** BEGIN SOURCE EXCERPT **

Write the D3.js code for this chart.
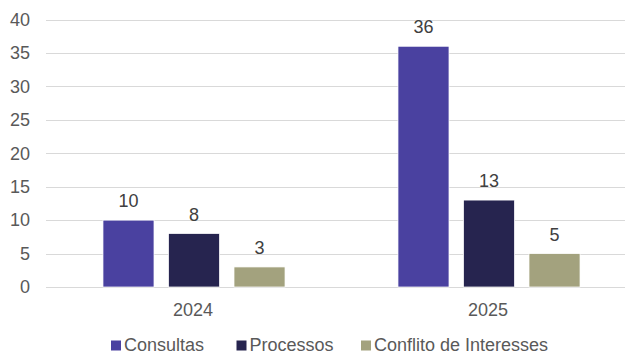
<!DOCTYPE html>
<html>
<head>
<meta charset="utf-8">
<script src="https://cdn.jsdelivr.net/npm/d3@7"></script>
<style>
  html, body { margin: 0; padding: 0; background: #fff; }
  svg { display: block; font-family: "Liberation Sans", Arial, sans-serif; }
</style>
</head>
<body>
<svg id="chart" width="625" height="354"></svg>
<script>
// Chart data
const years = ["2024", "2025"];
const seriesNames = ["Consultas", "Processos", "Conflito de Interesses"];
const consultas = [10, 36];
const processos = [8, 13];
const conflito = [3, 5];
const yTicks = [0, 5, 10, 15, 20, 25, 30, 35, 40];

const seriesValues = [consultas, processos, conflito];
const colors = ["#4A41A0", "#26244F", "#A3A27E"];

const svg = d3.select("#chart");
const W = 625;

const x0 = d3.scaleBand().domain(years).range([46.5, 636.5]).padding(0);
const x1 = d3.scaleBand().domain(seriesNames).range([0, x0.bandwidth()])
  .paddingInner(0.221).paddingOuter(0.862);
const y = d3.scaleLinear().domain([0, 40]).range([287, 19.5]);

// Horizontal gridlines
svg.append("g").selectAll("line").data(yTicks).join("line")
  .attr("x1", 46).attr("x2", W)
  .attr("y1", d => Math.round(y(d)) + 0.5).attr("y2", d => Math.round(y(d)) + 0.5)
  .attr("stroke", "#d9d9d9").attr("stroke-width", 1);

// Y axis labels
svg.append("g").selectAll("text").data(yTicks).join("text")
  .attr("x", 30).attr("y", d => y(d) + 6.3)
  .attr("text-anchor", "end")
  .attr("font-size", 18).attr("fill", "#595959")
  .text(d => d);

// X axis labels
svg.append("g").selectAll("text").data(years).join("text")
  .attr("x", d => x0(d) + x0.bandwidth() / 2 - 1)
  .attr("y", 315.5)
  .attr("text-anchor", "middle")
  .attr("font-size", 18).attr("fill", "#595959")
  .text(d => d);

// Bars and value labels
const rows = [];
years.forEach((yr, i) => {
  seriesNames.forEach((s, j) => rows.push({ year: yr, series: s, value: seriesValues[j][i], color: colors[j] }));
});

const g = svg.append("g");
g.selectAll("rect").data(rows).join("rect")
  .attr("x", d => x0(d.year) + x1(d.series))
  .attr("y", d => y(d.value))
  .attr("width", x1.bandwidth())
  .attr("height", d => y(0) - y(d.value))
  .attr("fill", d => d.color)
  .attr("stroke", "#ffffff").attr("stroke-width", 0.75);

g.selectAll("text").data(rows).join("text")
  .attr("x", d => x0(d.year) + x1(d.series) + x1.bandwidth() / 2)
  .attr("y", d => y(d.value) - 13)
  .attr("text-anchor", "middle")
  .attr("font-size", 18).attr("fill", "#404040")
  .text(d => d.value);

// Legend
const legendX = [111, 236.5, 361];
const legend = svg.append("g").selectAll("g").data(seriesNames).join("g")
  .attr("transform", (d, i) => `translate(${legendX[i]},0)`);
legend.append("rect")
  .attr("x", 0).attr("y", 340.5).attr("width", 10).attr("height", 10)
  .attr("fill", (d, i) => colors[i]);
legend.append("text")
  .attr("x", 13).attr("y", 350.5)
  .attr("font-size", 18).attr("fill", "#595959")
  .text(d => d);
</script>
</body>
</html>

** END SOURCE EXCERPT **

Repeat the material above in full and exactly, omitting the pictures.

# WRITTEN RESPONSE
Write the D3.js code for this chart.
<!DOCTYPE html>
<html>
<head>
<meta charset="utf-8">
<script src="https://cdn.jsdelivr.net/npm/d3@7"></script>
<style>
  html, body { margin: 0; padding: 0; background: #fff; }
  svg { display: block; font-family: "Liberation Sans", Arial, sans-serif; }
</style>
</head>
<body>
<svg id="chart" width="625" height="354"></svg>
<script>
// Chart data
const years = ["2024", "2025"];
const seriesNames = ["Consultas", "Processos", "Conflito de Interesses"];
const consultas = [10, 36];
const processos = [8, 13];
const conflito = [3, 5];
const yTicks = [0, 5, 10, 15, 20, 25, 30, 35, 40];

const seriesValues = [consultas, processos, conflito];
const colors = ["#4A41A0", "#26244F", "#A3A27E"];

const svg = d3.select("#chart");
const W = 625;

const x0 = d3.scaleBand().domain(years).range([46.5, 636.5]).padding(0);
const x1 = d3.scaleBand().domain(seriesNames).range([0, x0.bandwidth()])
  .paddingInner(0.221).paddingOuter(0.862);
const y = d3.scaleLinear().domain([0, 40]).range([287, 19.5]);

// Horizontal gridlines
svg.append("g").selectAll("line").data(yTicks).join("line")
  .attr("x1", 46).attr("x2", W)
  .attr("y1", d => Math.round(y(d)) + 0.5).attr("y2", d => Math.round(y(d)) + 0.5)
  .attr("stroke", "#d9d9d9").attr("stroke-width", 1);

// Y axis labels
svg.append("g").selectAll("text").data(yTicks).join("text")
  .attr("x", 30).attr("y", d => y(d) + 6.3)
  .attr("text-anchor", "end")
  .attr("font-size", 18).attr("fill", "#595959")
  .text(d => d);

// X axis labels
svg.append("g").selectAll("text").data(years).join("text")
  .attr("x", d => x0(d) + x0.bandwidth() / 2 - 1)
  .attr("y", 315.5)
  .attr("text-anchor", "middle")
  .attr("font-size", 18).attr("fill", "#595959")
  .text(d => d);

// Bars and value labels
const rows = [];
years.forEach((yr, i) => {
  seriesNames.forEach((s, j) => rows.push({ year: yr, series: s, value: seriesValues[j][i], color: colors[j] }));
});

const g = svg.append("g");
g.selectAll("rect").data(rows).join("rect")
  .attr("x", d => x0(d.year) + x1(d.series))
  .attr("y", d => y(d.value))
  .attr("width", x1.bandwidth())
  .attr("height", d => y(0) - y(d.value))
  .attr("fill", d => d.color)
  .attr("stroke", "#ffffff").attr("stroke-width", 0.75);

g.selectAll("text").data(rows).join("text")
  .attr("x", d => x0(d.year) + x1(d.series) + x1.bandwidth() / 2)
  .attr("y", d => y(d.value) - 13)
  .attr("text-anchor", "middle")
  .attr("font-size", 18).attr("fill", "#404040")
  .text(d => d.value);

// Legend
const legendX = [111, 236.5, 361];
const legend = svg.append("g").selectAll("g").data(seriesNames).join("g")
  .attr("transform", (d, i) => `translate(${legendX[i]},0)`);
legend.append("rect")
  .attr("x", 0).attr("y", 340.5).attr("width", 10).attr("height", 10)
  .attr("fill", (d, i) => colors[i]);
legend.append("text")
  .attr("x", 13).attr("y", 350.5)
  .attr("font-size", 18).attr("fill", "#595959")
  .text(d => d);
</script>
</body>
</html>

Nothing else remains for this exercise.